Prague, July 21 (CTK) – Turkish President Recep Tayyip Erdogan has for many years acted as former Czechoslovak Communist Klement Gottwald who also played at democracy in 1945-48, but at the decisive moment, he shifted the country towards communism, Bohumil Pecinka writes in weekly Reflex out yesterday.
He writes that the difference between Gottwald and Erdogan is that the latter is gradually shifting his country towards Islam and that he has successfully lied to the West for many years that he invented “Islamic democracy.”
Gottwald was former Czechoslovakia’s president from 1948 until his death in 1953.
Gottwald, for his part, invented “people’s democracy,” or an animal of which all speak, but which does not exist in reality, Pecinka writes.
He writes that it was fascinating to follow the live broadcast of the coup in Turkey from Friday evening until Saturday morning. It was the best media-covered coup in humankind’s history.
Yet, one refused to believe that everything was happening so as it was offered for believing, Pecinka writes.
It is not possible that Erdogan did not know of the prepared coup given the fact that a majority of the military and police tops took his side. He probably only did not know the date, Pecinka writes.
When Erdogan found out that the coup does not have a good setting and that also Western politicians took a negative stance on it, he decided to make a move the Communists made after their coup in Czechoslovakia in February 1948, Pecinka writes.
He writes that he launched extensive purges on all levels of the state and security forces and took the country away from both democracy and the West, Pecinka writes.
He writes that both camps were most probably competing behind the scenes for many months. Erdogan was losing the West’s support and made several shocking political turnabouts.
He apologised to President Vladimir Putin for the downing of a Russian plane, which was followed by personal phone calls between the two heads of state and the foreign ministers’ meetings, Pecinka writes.
He writes that this was followed by Erdogan’s statement that Syrian President Bashir Assad is not an unacceptable figure, which was a hundred and eighty degree turn.
Erdogan must have been motivated by the effort to protect his back at a time when his traditional allies were leaving him, Pecinka writes.
At the same time, bomb attacks were reported in Turkey, tension was rising in the country and it was clear that something must happen. The coup and counter-coup followed, in which Erdogan proved to be a more adroit player, Pecinka writes.
He writes that Erdogan will never forget those who brought about the situation where he was to be removed from power. From his point of view, they were Western politicians headed by the United States.

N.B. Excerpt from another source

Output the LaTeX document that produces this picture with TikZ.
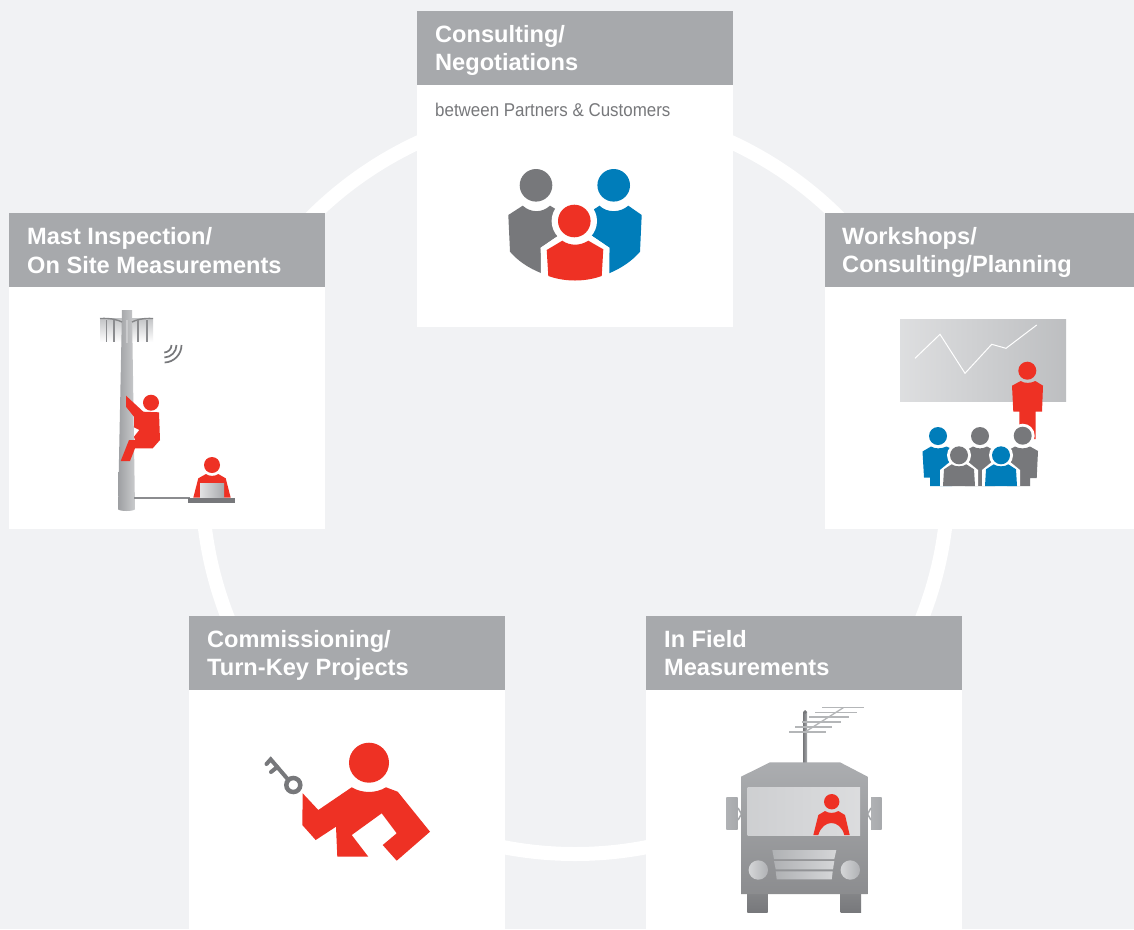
\documentclass[tikz,border=0pt]{standalone}
\usepackage{fontspec}
\setmainfont{Liberation Sans}
\definecolor{bgc}{HTML}{F1F2F4}
\definecolor{hdr}{HTML}{A7A9AC}
\definecolor{redc}{HTML}{EE3124}
\definecolor{bluec}{HTML}{007DBA}
\definecolor{greyc}{HTML}{77787B}
\definecolor{lightg}{HTML}{D5D6D8}
\tikzset{
 card/.style={fill=white,draw=none},
 head/.style={fill=hdr,draw=none},
 headtext/.style={text=white,font=\fontsize{23.6}{28.5}\selectfont\bfseries,align=left,anchor=west,inner sep=0pt},
 subtext/.style={text=greyc,font=\fontsize{18.5}{22}\selectfont,anchor=west,inner sep=0pt,xscale=.915},
}
\begin{document}
\begin{tikzpicture}[x=1pt,y=-1pt]
\useasboundingbox (0,0) rectangle (1134,929);
\fill[bgc] (0,0) rectangle (1134,929);
\draw[white,line width=14pt] (575,481) circle (373);
% cards
\fill[card] (417,11) rectangle (733,327);
\fill[head] (417,11) rectangle (733,85);
\node[headtext] (t1) at (435,50.5) {Consulting/\\Negotiations};
\node[subtext] (s1) at (435,110) {between Partners \& Customers};
\fill[card] (9,213) rectangle (325,529);
\fill[head] (9,213) rectangle (325,287);
\node[headtext] (t2) at (27,250.5) {Mast Inspection/\\On Site Measurements};
\fill[card] (825,213) rectangle (1134,529);
\fill[head] (825,213) rectangle (1134,287);
\node[headtext] (t3) at (842,252.5) {Workshops/\\Consulting/Planning};
\fill[card] (189,616) rectangle (505,929);
\fill[head] (189,616) rectangle (505,690);
\node[headtext] (t4) at (207,655.5) {Commissioning/\\Turn-Key Projects};
\fill[card] (646,616) rectangle (962,929);
\fill[head] (646,616) rectangle (962,690);
\node[headtext] (t5) at (664,653) {In Field\\Measurements};
% consulting icon
\fill[greyc] (536,185.3) circle (16.3);
\fill[bluec] (613.7,185.3) circle (16.3);
\fill[greyc] (508.3,215) -- (522.7,205.7) .. controls (531,213) and (542,213) .. (550,205.7) -- (556,209.3) -- (565,225) -- (558.3,235.7) -- (540.7,247.7) -- (541.7,273.3) .. controls (528,268) and (517,260) .. (510,251.7) -- cycle;
\fill[bluec] (641.7,215) -- (628.3,205.7) .. controls (620,213) and (607,213) .. (599.5,205.7) -- (594,209.3) -- (585,225) -- (591.7,235.7) -- (609.3,247.7) -- (609,273.3) .. controls (622,268) and (633,260) .. (640,251.7) -- cycle;
\fill[white] (574.3,221) circle (22.7);
\fill[white] (540.7,247.7) -- (558.3,235.7) -- (591.7,235.7) -- (609.3,247.7) -- (609.3,285) -- (541,285) -- cycle;
\fill[redc] (574.3,221) circle (16.3);
\fill[redc] (546.7,250) -- (562.3,240.7) .. controls (570,246) and (580,246) .. (588.3,240.7) -- (603.3,249.3) -- (601.7,276) .. controls (585,282) and (565,282) .. (548.3,276) -- cycle;
% mast icon
\shade[top color=hdr!70,bottom color=white] (100,318) rectangle (153,342);
\shade[left color=hdr!80!greyc,right color=hdr!60] (122,310) -- (132,310) -- (135,509) arc[start angle=0,end angle=180,x radius=8.5,y radius=2] -- cycle;
\draw[greyc!90,line width=1.4pt] (100,318.5) .. controls (112,318) and (118,320) .. (122,322);
\draw[greyc!90,line width=1.4pt] (153,318.5) .. controls (142,318) and (136,320) .. (132,322);
\foreach \xx in {106.5,114,138,147}{\draw[greyc!85,line width=1.4pt] (\xx,320) -- (\xx,342);}
\draw[hdr!60,line width=1.2pt] (127,320) -- (127,343);
\draw[greyc!85,line width=1.4pt] (134,498) -- (190,498);
\foreach \r in {7.5,12.5,17.5}{\draw[greyc,line width=1.7pt] (164,345)++(0:\r) arc[start angle=0,end angle=88,radius=\r];}
% climber
\fill[redc] (151,402.7) circle (8);
\fill[redc] (126,395.7) -- (143.3,411.7) -- (159,412.3) -- (160,440) -- (152.7,448.3) -- (135,448.3) -- (130,461) -- (120.7,461) -- (129,440) -- (135,440) -- (134,436.7) -- (139.3,430) -- (134,427.3) -- (134,416.7) -- (126,406.7) -- cycle;
% laptop person
\fill[redc] (212,465) circle (8);
\fill[redc] (193.3,497.7) -- (198.3,478.3) -- (206,474) .. controls (209,476.5) and (215,476.5) .. (218.3,474) -- (225.7,478.3) -- (230.7,497.7) -- cycle;
\shade[left color=lightg!70,right color=hdr] (200,483) rectangle (224,498);
\fill[greyc] (188,498) rectangle (235,503);
% presentation icon
\shade[shading angle=70,left color=lightg!80,right color=hdr!75] (900,319) rectangle (1066,401.7);
\draw[white,line width=1pt] (915,358.3) -- (940,334.3) -- (965,373.3) -- (991.7,344.3) -- (1006,348.3) -- (1036.7,325);
\fill[redc] (1027.3,370.7) circle (9);
\fill[redc] (1012,385.7) -- (1020.7,381) .. controls (1024,383.5) and (1031,383.5) .. (1035.3,381) -- (1043,385.7) -- (1042,411.7) -- (1035.7,411.7) -- (1035.7,439) -- (1019.3,439) -- (1019.3,411.7) -- (1013.3,411.7) -- cycle;
\fill[white] (1022.7,435.7) circle (12);
\fill[greyc] (1022.7,435.7) circle (9);
\fill[bluec] (938,436) circle (9);
\fill[bluec] (922.5,451.5) -- (931,446.5) .. controls (935,449) and (941,449) .. (946.5,446.5) -- (952,449) -- (952,486) -- (930,486) -- (930,477.5) -- (924,477.5) -- cycle;
\fill[greyc] (980,436) circle (9);
\fill[greyc] (965,451) -- (973,446.5) .. controls (977,449) and (983,449) .. (987,446.5) -- (995,451) -- (995,486) -- (965,486) -- cycle;
\fill[greyc] (1007,451) -- (1015,446.5) .. controls (1019,449) and (1026,449) .. (1030,446.5) -- (1038,451) -- (1036.7,478) -- (1030,478) -- (1030,486) -- (1007,486) -- cycle;
\foreach \xx/\cc in {959/greyc,1001/bluec}{
 \fill[white] (\xx,455.3) circle (12);
 \fill[white] (\xx-19,486) -- (\xx-19,470) -- (\xx-8,461) -- (\xx+8,461) -- (\xx+19,470) -- (\xx+19,486) -- cycle;
 \fill[\cc] (\xx,455.3) circle (9);
 \fill[\cc] (\xx-15,469.3) -- (\xx-7.3,464.3) .. controls (\xx-4,467) and (\xx+4,467) .. (\xx+7.3,464.3) -- (\xx+15,469.3) -- (\xx+16,486) -- (\xx-16,486) -- cycle;
}
% key icon
\fill[redc] (369,762.7) circle (20);
\fill[redc] (302.7,793.3) -- (318.3,810) -- (351.7,787.3) .. controls (362,793.5) and (376,793.5) .. (386,787.3) -- (397.7,791.7) -- (430,831.7) -- (396.7,860.7) -- (382.7,845) -- (396.7,833.3) -- (381.7,813.3) -- (351.7,835) -- (368.3,856.7) -- (337.3,856.7) -- (336,826.7) -- (315.7,840) -- (302.3,825) -- cycle;
\draw[greyc,line width=4.5pt] (293.3,785) circle (7);
\draw[greyc,line width=4pt,line cap=round] (288,779.5) -- (270.7,759.3) -- (266.5,764);
\draw[greyc,line width=4pt,line cap=round] (277.3,767) -- (271,772);
% bus icon
\shade[left color=greyc,right color=hdr] (803.2,712) rectangle (807,763);
\fill[greyc] (805.1,712) circle (1.9);
\foreach \xa/\xb/\yy in {789/826/732,795/832.3/727,802.3/840.7/722,809/849/717,815.3/856.7/712.3,822.3/864/707.7}{\draw[hdr!85,line width=1.3pt] (\xa,\yy) -- (\xb,\yy);}
\draw[hdr!85,line width=1.3pt] (805,732) -- (843.3,707.7);
\shade[top color=greyc!90,bottom color=greyc] (747.3,892) rectangle (767.7,912.7);
\shade[top color=greyc!90,bottom color=greyc] (840.7,892) rectangle (861,912.7);
\shade[left color=hdr!90,right color=hdr] (726.3,797.7) rectangle (737.7,829.3);
\shade[left color=hdr!90,right color=hdr] (871,797.7) rectangle (881.7,829.3);
\draw[hdr,line width=1.5pt] (738,808) -- (741.5,814) -- (738,820);
\draw[hdr,line width=1.5pt] (871,808) -- (867.5,814) -- (871,820);
\shade[top color=hdr!95!white,bottom color=greyc!85] (741,776.7) -- (770,762.3) -- (840,762.3) -- (867.7,776.7) -- (867.7,894) -- (741,894) -- cycle;
\shade[left color=lightg!85!hdr,right color=lightg!85] (747.7,787) rectangle (860,835);
\fill[redc] (831.7,801.7) circle (7.7);
\fill[redc] (813.3,835) -- (818.3,815) -- (825,811) .. controls (828,813.5) and (835,813.5) .. (838.3,811) -- (845,815) -- (849.7,835) -- (844.3,835) .. controls (840,819) and (823,819) .. (818.3,835) -- cycle;
\shade[left color=hdr!90,right color=lightg] (772.3,850) -- (836.3,850) -- (834.3,859) -- (774,859) -- cycle;
\shade[left color=hdr!90,right color=lightg] (774,861) -- (834.3,861) -- (833,869.3) -- (775.7,869.3) -- cycle;
\shade[left color=hdr!90,right color=lightg] (775.7,871.3) -- (832.7,871.3) -- (831.7,879.3) -- (776.7,879.3) -- cycle;
\shade[left color=lightg,right color=hdr!90] (758.3,870) circle (9.7);
\shade[left color=lightg,right color=hdr!90] (850.3,870) circle (9.7);
\end{tikzpicture}
\end{document}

This will probably result in that Turkey will be gradually changing its allies after it spent half a century on the side of the West, Pecinka writes.
He writes that this is a failure of Western politicians headed by Barack Obama, who were uncritically accepting Erdogan’s tactical talk about “Islamic democracy,” while in fact he was building a religious autocratic state.
It is a failure of European politicians, headed by German Chancellor Angela Merkel, who bet on Erdogan as a man who will stop migrants on his territory, Pecinka writes.
Erdogan feels that Europe has betrayed him and he holds the keys to its future migrant crisis. Unless this situation prompts Europe to protect the Schengen border the European Union has no right to its existence, Pecinka writes.